#### TASK:
Begin with the line containing "Output the web" and end with the line containing "const axisNames = ['(MIL.)". Give those lines again exactly, leaving out the images.

#### PROVIDED DATA:
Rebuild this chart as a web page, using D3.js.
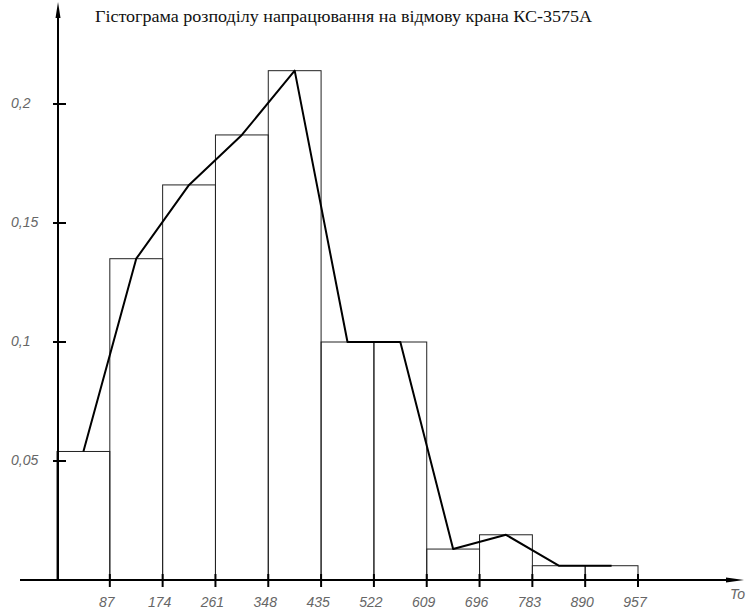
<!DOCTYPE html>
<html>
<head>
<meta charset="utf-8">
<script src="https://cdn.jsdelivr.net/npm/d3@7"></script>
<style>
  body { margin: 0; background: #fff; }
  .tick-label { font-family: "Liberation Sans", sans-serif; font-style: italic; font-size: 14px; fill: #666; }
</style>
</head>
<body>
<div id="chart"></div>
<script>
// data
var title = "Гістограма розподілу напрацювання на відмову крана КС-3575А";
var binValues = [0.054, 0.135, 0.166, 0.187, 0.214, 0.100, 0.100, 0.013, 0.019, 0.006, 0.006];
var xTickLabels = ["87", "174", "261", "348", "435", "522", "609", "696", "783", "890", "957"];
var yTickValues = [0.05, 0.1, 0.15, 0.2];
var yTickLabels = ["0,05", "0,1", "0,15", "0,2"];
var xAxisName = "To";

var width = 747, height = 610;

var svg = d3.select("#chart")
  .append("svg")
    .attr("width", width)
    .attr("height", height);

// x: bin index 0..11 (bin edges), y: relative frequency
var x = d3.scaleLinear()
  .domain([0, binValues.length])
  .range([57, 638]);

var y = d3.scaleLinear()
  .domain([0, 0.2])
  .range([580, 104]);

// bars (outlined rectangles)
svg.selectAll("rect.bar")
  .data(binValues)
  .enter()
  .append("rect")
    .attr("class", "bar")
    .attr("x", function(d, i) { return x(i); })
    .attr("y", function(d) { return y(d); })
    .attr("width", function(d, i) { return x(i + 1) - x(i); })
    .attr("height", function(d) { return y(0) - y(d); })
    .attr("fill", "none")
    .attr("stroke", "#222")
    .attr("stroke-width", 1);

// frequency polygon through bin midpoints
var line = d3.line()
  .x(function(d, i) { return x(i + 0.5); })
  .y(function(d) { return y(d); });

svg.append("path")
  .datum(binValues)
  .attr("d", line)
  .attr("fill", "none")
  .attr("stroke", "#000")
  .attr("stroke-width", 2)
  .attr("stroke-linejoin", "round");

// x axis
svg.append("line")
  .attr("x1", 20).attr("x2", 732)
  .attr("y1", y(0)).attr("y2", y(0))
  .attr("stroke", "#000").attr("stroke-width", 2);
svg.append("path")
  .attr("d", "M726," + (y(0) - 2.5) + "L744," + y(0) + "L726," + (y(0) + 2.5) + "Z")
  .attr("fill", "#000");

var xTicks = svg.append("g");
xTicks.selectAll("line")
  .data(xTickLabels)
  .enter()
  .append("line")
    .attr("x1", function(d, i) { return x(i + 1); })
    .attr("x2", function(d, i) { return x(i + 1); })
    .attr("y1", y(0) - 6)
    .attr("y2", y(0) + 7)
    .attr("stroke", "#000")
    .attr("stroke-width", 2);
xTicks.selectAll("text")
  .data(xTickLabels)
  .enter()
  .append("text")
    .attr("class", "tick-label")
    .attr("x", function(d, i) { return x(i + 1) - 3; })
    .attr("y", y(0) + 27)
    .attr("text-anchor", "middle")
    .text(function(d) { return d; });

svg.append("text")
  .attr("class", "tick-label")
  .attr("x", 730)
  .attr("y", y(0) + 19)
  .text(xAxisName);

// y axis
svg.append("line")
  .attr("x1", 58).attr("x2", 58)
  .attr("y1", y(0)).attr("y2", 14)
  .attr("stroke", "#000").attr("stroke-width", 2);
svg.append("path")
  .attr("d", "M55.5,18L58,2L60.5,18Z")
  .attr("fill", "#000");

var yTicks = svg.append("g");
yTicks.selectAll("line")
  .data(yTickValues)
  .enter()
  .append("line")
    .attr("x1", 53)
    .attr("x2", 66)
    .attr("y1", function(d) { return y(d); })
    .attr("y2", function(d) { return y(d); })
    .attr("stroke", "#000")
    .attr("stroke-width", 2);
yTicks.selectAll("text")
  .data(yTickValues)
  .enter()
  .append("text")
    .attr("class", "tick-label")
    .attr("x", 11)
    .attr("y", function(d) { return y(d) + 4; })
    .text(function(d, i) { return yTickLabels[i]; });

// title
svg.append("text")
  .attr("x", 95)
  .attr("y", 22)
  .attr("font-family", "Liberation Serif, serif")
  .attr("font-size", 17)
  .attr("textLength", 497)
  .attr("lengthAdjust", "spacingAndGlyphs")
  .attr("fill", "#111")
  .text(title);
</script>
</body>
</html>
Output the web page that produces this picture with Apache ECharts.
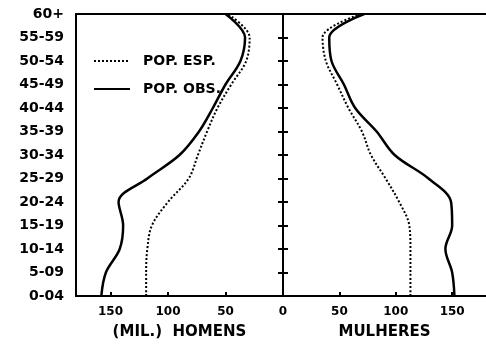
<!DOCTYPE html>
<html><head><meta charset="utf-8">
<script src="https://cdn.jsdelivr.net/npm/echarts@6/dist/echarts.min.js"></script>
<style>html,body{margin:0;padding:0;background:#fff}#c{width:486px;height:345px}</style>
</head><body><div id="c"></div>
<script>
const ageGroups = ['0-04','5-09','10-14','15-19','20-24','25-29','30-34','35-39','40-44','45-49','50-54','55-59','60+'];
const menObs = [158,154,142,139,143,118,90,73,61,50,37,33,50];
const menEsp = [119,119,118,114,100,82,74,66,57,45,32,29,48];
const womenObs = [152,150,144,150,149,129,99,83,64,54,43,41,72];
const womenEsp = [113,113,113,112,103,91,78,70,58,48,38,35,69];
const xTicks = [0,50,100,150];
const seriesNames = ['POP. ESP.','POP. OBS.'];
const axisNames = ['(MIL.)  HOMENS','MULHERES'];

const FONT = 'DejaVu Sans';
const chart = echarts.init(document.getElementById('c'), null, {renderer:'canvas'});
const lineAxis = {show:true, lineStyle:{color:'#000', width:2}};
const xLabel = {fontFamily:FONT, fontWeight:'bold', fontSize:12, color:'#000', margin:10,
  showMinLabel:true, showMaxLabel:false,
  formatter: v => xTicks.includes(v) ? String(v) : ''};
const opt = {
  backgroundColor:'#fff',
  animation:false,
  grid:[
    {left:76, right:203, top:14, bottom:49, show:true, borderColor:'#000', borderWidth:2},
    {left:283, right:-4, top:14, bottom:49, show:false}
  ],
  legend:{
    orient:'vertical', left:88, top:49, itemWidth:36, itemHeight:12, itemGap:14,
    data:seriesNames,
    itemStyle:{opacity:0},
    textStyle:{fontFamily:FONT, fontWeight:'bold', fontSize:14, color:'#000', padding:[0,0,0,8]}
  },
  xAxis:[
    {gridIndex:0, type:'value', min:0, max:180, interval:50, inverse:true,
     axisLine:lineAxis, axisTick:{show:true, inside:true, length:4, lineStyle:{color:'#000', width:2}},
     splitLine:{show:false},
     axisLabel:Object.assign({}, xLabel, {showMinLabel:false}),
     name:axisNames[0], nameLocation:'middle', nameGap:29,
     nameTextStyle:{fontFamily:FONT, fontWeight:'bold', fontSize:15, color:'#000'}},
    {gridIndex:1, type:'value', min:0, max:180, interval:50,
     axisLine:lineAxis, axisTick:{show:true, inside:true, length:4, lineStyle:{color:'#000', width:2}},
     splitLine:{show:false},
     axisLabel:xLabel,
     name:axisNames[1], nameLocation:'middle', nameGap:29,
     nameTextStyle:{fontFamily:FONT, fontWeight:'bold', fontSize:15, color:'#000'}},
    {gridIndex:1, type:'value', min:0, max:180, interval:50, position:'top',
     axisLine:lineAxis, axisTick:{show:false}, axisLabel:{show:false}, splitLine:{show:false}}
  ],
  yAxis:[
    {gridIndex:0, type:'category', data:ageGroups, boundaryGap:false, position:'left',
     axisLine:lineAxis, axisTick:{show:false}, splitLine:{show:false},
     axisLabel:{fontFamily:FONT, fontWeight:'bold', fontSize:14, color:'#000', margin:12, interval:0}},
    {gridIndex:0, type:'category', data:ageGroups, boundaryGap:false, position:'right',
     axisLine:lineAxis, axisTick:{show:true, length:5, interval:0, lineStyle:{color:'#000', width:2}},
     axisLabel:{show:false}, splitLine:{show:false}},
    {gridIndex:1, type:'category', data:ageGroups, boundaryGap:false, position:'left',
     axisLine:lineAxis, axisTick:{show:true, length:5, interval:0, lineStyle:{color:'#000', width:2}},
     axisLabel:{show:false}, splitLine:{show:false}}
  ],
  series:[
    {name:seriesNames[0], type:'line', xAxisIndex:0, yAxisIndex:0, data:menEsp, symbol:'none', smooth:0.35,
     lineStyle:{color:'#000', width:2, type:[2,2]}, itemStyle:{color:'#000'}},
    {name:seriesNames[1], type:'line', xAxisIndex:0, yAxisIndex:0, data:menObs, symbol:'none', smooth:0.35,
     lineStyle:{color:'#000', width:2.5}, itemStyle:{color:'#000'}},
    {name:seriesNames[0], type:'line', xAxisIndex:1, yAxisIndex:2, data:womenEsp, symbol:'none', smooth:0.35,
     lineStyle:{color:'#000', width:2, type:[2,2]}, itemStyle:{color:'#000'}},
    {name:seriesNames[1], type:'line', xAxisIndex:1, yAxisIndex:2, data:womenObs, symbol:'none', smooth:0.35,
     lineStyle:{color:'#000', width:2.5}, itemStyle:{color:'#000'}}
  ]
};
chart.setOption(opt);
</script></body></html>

#### OUTPUT OF THE EXERCISE:
Output the web page that produces this picture with Apache ECharts.
<!DOCTYPE html>
<html><head><meta charset="utf-8">
<script src="https://cdn.jsdelivr.net/npm/echarts@6/dist/echarts.min.js"></script>
<style>html,body{margin:0;padding:0;background:#fff}#c{width:486px;height:345px}</style>
</head><body><div id="c"></div>
<script>
const ageGroups = ['0-04','5-09','10-14','15-19','20-24','25-29','30-34','35-39','40-44','45-49','50-54','55-59','60+'];
const menObs = [158,154,142,139,143,118,90,73,61,50,37,33,50];
const menEsp = [119,119,118,114,100,82,74,66,57,45,32,29,48];
const womenObs = [152,150,144,150,149,129,99,83,64,54,43,41,72];
const womenEsp = [113,113,113,112,103,91,78,70,58,48,38,35,69];
const xTicks = [0,50,100,150];
const seriesNames = ['POP. ESP.','POP. OBS.'];
const axisNames = ['(MIL.)  HOMENS','MULHERES'];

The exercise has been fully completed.